## [Request]
Repeat all the material exactly; pictures stay out of your copy.
┌─ Recorded data
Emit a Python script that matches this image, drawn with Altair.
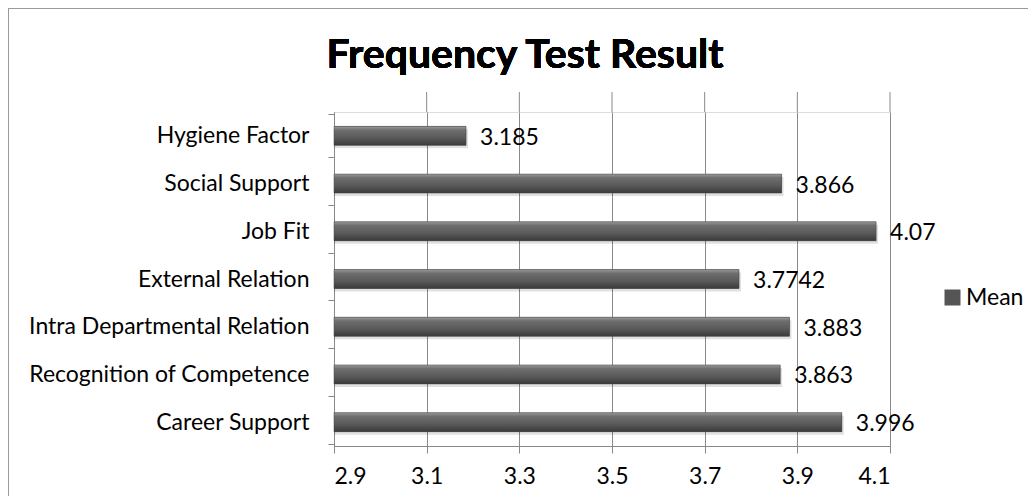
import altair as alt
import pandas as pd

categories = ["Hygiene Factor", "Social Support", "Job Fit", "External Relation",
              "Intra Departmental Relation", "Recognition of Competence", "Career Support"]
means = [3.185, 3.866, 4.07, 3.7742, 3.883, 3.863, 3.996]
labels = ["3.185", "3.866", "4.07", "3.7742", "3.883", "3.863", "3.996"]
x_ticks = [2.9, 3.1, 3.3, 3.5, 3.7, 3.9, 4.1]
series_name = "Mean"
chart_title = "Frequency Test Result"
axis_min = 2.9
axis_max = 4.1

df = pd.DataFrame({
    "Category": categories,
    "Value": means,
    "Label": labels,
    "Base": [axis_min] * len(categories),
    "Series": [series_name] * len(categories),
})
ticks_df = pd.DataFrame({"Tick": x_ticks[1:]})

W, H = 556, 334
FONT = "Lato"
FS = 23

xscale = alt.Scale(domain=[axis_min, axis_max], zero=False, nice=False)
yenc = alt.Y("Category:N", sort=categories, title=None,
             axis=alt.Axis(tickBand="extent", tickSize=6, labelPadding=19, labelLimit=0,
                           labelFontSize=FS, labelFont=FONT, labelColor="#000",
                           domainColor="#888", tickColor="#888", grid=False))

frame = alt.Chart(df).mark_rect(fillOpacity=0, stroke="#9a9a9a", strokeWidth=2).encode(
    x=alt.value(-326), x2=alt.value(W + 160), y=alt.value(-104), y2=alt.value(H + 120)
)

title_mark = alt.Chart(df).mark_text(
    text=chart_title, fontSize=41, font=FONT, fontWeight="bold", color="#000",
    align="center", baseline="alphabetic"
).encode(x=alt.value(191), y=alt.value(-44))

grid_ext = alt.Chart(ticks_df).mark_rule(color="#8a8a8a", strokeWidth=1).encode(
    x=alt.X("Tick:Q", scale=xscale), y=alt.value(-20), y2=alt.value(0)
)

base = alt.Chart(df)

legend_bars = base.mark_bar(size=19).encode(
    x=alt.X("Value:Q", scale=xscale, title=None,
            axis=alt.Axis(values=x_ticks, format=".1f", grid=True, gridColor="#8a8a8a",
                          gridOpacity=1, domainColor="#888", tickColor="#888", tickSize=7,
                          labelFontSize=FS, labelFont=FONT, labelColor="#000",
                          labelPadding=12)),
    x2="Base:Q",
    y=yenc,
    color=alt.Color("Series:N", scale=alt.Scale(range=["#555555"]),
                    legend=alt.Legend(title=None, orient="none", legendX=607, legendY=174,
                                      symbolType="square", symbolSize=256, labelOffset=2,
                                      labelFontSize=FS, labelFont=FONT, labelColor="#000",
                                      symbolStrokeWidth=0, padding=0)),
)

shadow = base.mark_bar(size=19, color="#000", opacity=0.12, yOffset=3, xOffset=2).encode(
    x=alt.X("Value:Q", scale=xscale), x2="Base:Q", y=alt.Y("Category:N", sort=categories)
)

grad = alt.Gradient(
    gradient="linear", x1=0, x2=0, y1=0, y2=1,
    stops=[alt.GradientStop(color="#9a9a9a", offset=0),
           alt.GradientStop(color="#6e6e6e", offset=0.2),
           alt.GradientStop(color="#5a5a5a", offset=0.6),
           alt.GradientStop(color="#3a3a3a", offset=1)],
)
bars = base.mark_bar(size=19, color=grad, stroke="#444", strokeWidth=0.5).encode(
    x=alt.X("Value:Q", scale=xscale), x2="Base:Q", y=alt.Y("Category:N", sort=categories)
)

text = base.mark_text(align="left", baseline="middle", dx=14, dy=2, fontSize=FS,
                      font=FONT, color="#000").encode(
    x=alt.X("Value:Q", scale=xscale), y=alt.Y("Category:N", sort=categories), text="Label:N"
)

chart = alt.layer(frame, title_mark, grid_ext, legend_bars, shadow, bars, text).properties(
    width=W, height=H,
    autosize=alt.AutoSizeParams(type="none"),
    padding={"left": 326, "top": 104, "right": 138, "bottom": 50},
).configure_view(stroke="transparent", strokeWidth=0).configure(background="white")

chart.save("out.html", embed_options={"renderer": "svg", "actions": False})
└─
## [Exercise solution]
Emit a Python script that matches this image, drawn with Altair.
import altair as alt
import pandas as pd

categories = ["Hygiene Factor", "Social Support", "Job Fit", "External Relation",
              "Intra Departmental Relation", "Recognition of Competence", "Career Support"]
means = [3.185, 3.866, 4.07, 3.7742, 3.883, 3.863, 3.996]
labels = ["3.185", "3.866", "4.07", "3.7742", "3.883", "3.863", "3.996"]
x_ticks = [2.9, 3.1, 3.3, 3.5, 3.7, 3.9, 4.1]
series_name = "Mean"
chart_title = "Frequency Test Result"
axis_min = 2.9
axis_max = 4.1

df = pd.DataFrame({
    "Category": categories,
    "Value": means,
    "Label": labels,
    "Base": [axis_min] * len(categories),
    "Series": [series_name] * len(categories),
})
ticks_df = pd.DataFrame({"Tick": x_ticks[1:]})

W, H = 556, 334
FONT = "Lato"
FS = 23

xscale = alt.Scale(domain=[axis_min, axis_max], zero=False, nice=False)
yenc = alt.Y("Category:N", sort=categories, title=None,
             axis=alt.Axis(tickBand="extent", tickSize=6, labelPadding=19, labelLimit=0,
                           labelFontSize=FS, labelFont=FONT, labelColor="#000",
                           domainColor="#888", tickColor="#888", grid=False))

frame = alt.Chart(df).mark_rect(fillOpacity=0, stroke="#9a9a9a", strokeWidth=2).encode(
    x=alt.value(-326), x2=alt.value(W + 160), y=alt.value(-104), y2=alt.value(H + 120)
)

title_mark = alt.Chart(df).mark_text(
    text=chart_title, fontSize=41, font=FONT, fontWeight="bold", color="#000",
    align="center", baseline="alphabetic"
).encode(x=alt.value(191), y=alt.value(-44))

grid_ext = alt.Chart(ticks_df).mark_rule(color="#8a8a8a", strokeWidth=1).encode(
    x=alt.X("Tick:Q", scale=xscale), y=alt.value(-20), y2=alt.value(0)
)

base = alt.Chart(df)

legend_bars = base.mark_bar(size=19).encode(
    x=alt.X("Value:Q", scale=xscale, title=None,
            axis=alt.Axis(values=x_ticks, format=".1f", grid=True, gridColor="#8a8a8a",
                          gridOpacity=1, domainColor="#888", tickColor="#888", tickSize=7,
                          labelFontSize=FS, labelFont=FONT, labelColor="#000",
                          labelPadding=12)),
    x2="Base:Q",
    y=yenc,
    color=alt.Color("Series:N", scale=alt.Scale(range=["#555555"]),
                    legend=alt.Legend(title=None, orient="none", legendX=607, legendY=174,
                                      symbolType="square", symbolSize=256, labelOffset=2,
                                      labelFontSize=FS, labelFont=FONT, labelColor="#000",
                                      symbolStrokeWidth=0, padding=0)),
)

shadow = base.mark_bar(size=19, color="#000", opacity=0.12, yOffset=3, xOffset=2).encode(
    x=alt.X("Value:Q", scale=xscale), x2="Base:Q", y=alt.Y("Category:N", sort=categories)
)

grad = alt.Gradient(
    gradient="linear", x1=0, x2=0, y1=0, y2=1,
    stops=[alt.GradientStop(color="#9a9a9a", offset=0),
           alt.GradientStop(color="#6e6e6e", offset=0.2),
           alt.GradientStop(color="#5a5a5a", offset=0.6),
           alt.GradientStop(color="#3a3a3a", offset=1)],
)
bars = base.mark_bar(size=19, color=grad, stroke="#444", strokeWidth=0.5).encode(
    x=alt.X("Value:Q", scale=xscale), x2="Base:Q", y=alt.Y("Category:N", sort=categories)
)

text = base.mark_text(align="left", baseline="middle", dx=14, dy=2, fontSize=FS,
                      font=FONT, color="#000").encode(
    x=alt.X("Value:Q", scale=xscale), y=alt.Y("Category:N", sort=categories), text="Label:N"
)

chart = alt.layer(frame, title_mark, grid_ext, legend_bars, shadow, bars, text).properties(
    width=W, height=H,
    autosize=alt.AutoSizeParams(type="none"),
    padding={"left": 326, "top": 104, "right": 138, "bottom": 50},
).configure_view(stroke="transparent", strokeWidth=0).configure(background="white")

chart.save("out.html", embed_options={"renderer": "svg", "actions": False})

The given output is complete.